Records with drawing code
**********

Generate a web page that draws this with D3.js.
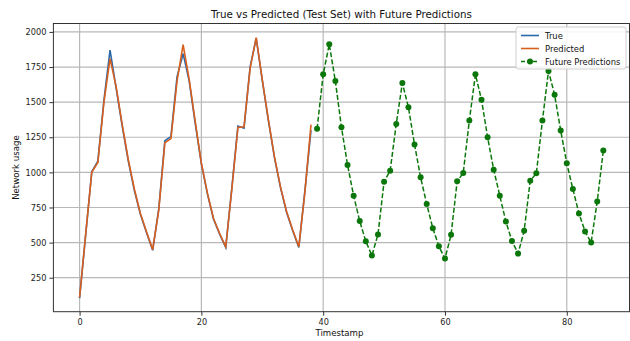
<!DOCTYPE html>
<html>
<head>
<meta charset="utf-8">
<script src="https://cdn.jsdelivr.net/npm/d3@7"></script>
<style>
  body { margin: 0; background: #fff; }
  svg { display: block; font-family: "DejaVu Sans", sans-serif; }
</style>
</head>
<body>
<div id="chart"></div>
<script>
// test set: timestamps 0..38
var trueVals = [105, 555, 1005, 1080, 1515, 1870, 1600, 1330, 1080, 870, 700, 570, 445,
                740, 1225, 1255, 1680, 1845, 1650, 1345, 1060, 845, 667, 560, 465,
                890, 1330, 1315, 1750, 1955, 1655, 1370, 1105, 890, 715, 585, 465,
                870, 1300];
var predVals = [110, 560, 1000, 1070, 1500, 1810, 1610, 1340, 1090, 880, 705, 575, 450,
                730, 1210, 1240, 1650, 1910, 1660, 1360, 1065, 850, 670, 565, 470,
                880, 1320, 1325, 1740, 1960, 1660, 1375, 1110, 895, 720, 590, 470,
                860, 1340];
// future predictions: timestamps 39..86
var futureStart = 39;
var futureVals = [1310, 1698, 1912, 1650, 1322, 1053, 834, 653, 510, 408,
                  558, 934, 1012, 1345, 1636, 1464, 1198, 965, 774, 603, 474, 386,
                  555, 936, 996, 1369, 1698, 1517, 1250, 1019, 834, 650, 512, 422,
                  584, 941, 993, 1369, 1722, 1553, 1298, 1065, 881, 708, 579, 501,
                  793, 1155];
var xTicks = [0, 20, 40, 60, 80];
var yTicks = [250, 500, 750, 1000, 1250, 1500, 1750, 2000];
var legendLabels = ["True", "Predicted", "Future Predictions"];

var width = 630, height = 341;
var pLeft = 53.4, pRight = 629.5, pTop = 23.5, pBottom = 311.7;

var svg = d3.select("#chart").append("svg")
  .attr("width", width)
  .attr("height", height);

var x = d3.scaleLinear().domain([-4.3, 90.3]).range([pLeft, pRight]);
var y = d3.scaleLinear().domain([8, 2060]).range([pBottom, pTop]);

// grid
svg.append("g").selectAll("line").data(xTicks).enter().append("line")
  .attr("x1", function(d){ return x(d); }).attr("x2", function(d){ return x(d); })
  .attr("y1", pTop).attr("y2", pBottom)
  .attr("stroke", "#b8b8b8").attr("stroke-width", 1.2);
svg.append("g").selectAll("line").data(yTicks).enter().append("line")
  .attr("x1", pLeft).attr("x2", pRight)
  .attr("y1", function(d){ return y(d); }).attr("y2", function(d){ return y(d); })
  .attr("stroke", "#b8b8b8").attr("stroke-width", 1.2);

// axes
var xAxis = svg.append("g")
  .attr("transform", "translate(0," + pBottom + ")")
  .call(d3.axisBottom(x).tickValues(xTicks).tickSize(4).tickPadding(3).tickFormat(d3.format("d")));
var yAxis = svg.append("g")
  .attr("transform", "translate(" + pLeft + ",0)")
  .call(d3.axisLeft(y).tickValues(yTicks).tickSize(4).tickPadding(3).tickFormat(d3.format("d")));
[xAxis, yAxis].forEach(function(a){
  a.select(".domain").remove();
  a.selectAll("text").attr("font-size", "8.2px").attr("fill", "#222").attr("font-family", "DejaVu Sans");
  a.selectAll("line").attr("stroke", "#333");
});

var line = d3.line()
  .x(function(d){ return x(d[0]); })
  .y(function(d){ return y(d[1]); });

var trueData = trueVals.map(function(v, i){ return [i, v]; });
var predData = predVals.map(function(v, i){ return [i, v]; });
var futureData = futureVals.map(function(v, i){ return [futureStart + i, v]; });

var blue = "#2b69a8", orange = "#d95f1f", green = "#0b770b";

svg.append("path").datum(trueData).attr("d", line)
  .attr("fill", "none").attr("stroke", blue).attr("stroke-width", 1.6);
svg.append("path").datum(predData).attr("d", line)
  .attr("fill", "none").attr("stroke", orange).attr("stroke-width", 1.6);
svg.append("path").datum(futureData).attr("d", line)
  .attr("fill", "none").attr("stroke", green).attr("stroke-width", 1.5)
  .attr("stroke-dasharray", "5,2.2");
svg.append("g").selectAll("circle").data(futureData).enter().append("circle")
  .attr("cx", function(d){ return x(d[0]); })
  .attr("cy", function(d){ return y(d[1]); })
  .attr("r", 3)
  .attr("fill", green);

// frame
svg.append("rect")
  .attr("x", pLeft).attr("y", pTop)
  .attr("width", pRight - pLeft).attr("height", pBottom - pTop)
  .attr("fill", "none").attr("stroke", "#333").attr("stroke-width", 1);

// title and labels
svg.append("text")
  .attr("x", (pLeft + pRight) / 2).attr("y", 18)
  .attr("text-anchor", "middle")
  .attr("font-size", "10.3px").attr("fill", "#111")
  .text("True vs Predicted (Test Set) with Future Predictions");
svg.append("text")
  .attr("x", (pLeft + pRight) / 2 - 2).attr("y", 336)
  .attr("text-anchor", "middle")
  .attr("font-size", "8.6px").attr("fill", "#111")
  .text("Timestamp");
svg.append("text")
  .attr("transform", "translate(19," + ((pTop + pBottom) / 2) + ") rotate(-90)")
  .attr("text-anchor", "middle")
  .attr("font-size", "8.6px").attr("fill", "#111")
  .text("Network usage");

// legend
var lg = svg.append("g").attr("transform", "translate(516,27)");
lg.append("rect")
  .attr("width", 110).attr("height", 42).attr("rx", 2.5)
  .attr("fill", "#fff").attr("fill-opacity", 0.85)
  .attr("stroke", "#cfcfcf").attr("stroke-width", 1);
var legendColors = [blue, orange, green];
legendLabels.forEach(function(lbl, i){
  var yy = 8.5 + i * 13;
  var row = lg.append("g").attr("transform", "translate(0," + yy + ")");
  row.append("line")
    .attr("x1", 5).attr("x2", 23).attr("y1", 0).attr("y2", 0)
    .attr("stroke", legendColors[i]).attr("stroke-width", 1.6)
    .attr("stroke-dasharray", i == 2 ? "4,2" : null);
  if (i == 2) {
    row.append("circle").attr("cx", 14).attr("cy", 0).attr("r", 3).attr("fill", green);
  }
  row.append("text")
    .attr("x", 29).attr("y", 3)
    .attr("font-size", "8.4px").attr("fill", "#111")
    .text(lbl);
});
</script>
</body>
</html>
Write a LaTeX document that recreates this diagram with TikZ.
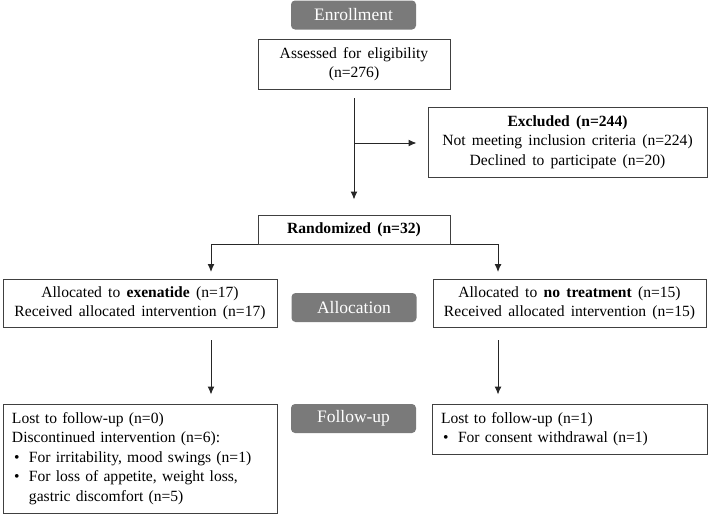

**********

TASK INSTRUCTIONS -> The lines from the start of the data through the line that contains "d3.scaleLinear().domain([8, 2060]).range([pBottom, pTop]);" are to be returned exactly, please, with both ends included and every picture left out.

RESULT ->
Generate a web page that draws this with D3.js.
<!DOCTYPE html>
<html>
<head>
<meta charset="utf-8">
<script src="https://cdn.jsdelivr.net/npm/d3@7"></script>
<style>
  body { margin: 0; background: #fff; }
  svg { display: block; font-family: "DejaVu Sans", sans-serif; }
</style>
</head>
<body>
<div id="chart"></div>
<script>
// test set: timestamps 0..38
var trueVals = [105, 555, 1005, 1080, 1515, 1870, 1600, 1330, 1080, 870, 700, 570, 445,
                740, 1225, 1255, 1680, 1845, 1650, 1345, 1060, 845, 667, 560, 465,
                890, 1330, 1315, 1750, 1955, 1655, 1370, 1105, 890, 715, 585, 465,
                870, 1300];
var predVals = [110, 560, 1000, 1070, 1500, 1810, 1610, 1340, 1090, 880, 705, 575, 450,
                730, 1210, 1240, 1650, 1910, 1660, 1360, 1065, 850, 670, 565, 470,
                880, 1320, 1325, 1740, 1960, 1660, 1375, 1110, 895, 720, 590, 470,
                860, 1340];
// future predictions: timestamps 39..86
var futureStart = 39;
var futureVals = [1310, 1698, 1912, 1650, 1322, 1053, 834, 653, 510, 408,
                  558, 934, 1012, 1345, 1636, 1464, 1198, 965, 774, 603, 474, 386,
                  555, 936, 996, 1369, 1698, 1517, 1250, 1019, 834, 650, 512, 422,
                  584, 941, 993, 1369, 1722, 1553, 1298, 1065, 881, 708, 579, 501,
                  793, 1155];
var xTicks = [0, 20, 40, 60, 80];
var yTicks = [250, 500, 750, 1000, 1250, 1500, 1750, 2000];
var legendLabels = ["True", "Predicted", "Future Predictions"];

var width = 630, height = 341;
var pLeft = 53.4, pRight = 629.5, pTop = 23.5, pBottom = 311.7;

var svg = d3.select("#chart").append("svg")
  .attr("width", width)
  .attr("height", height);

var x = d3.scaleLinear().domain([-4.3, 90.3]).range([pLeft, pRight]);
var y = d3.scaleLinear().domain([8, 2060]).range([pBottom, pTop]);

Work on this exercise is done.